MM 9: Topical session (Symposium MM): Correlative and in-situ Microscopy in Materials Research

MM 9.2: Talk

Monday, April 1, 2019, 16:15–16:30, H44

Scanning Transmission Electron Beam Induced Current Combined with Spectroscopy for Investigating Energy Conversion in Nanoscale Materials — •Tobias Meyer¹, Birte Kressdorf², Jonas Lindner², Patrick Peretzki¹, Vladimir Roddatis², Christian Jooss², and Michael Seibt¹ — ¹4th Institute of Physics: Solids and Nanostructures, University of Goettingen, Friedrich-Hund-Platz 1, 37077 Goettingen, Germany — ²Institute of Materials Physics, University of Goettingen, Friedrich-Hund-Platz 1, 37077 Goettingen, Germany

Electron Beam Induced Current (EBIC) is a well-established, powerful characterisation tool in semiconductor physics which has been employed in Scanning Electron Microscopes (SEM) for decades, e.g. to map enhanced excess carrier recombination at crystal imperfections. Despite great advancements in instrumentation, the resolution of SEM based setups is rather limited since multiple scattering of the impinging electrons leads to a pear-shaped generation volume and hence a sophisticated crosstalk between primary excitations and the sample's geometry.

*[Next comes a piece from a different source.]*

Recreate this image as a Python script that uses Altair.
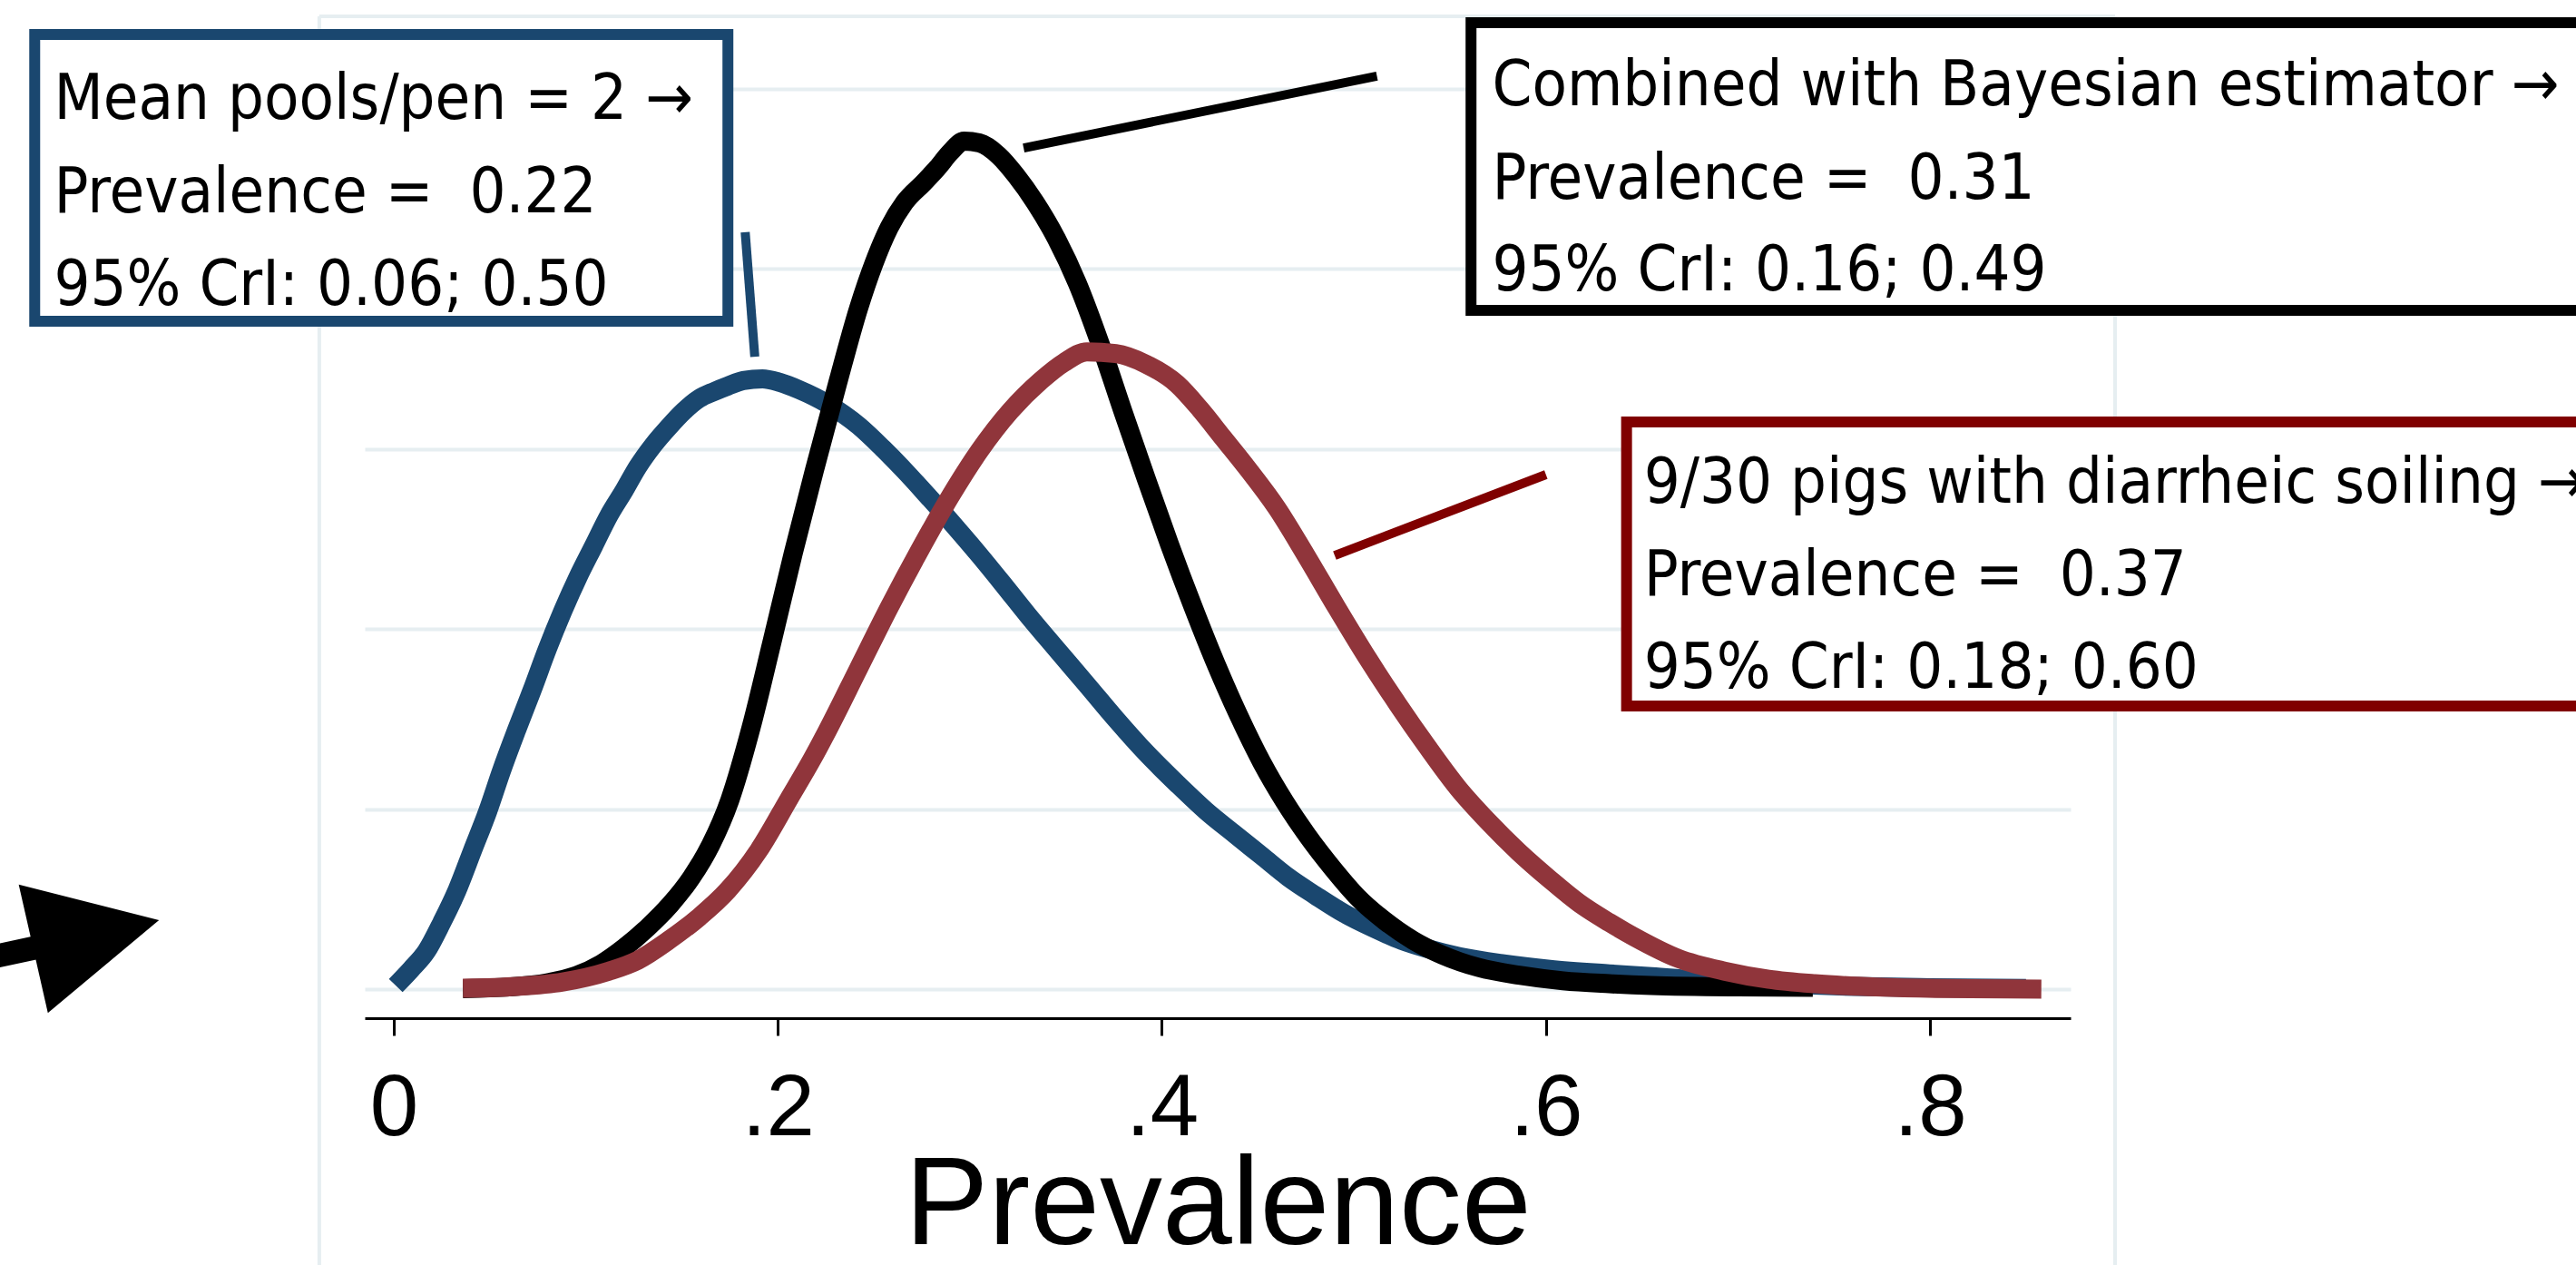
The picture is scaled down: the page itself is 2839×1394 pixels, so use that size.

Transferring the technique to the Scanning Transmission Electron Microscope (STEM), also referred to as Scanning Transmission EBIC (STEBIC), prevents the electron beam to spread significantly before exiting the sample. Thus, excess carrier dynamics on the nanometer scale become accessible and can additionally be correlated to state of the art STEM signals like Electron Energy Loss Spectra (EELS) and Nano Beam Electron Diffraction (NBED) patterns.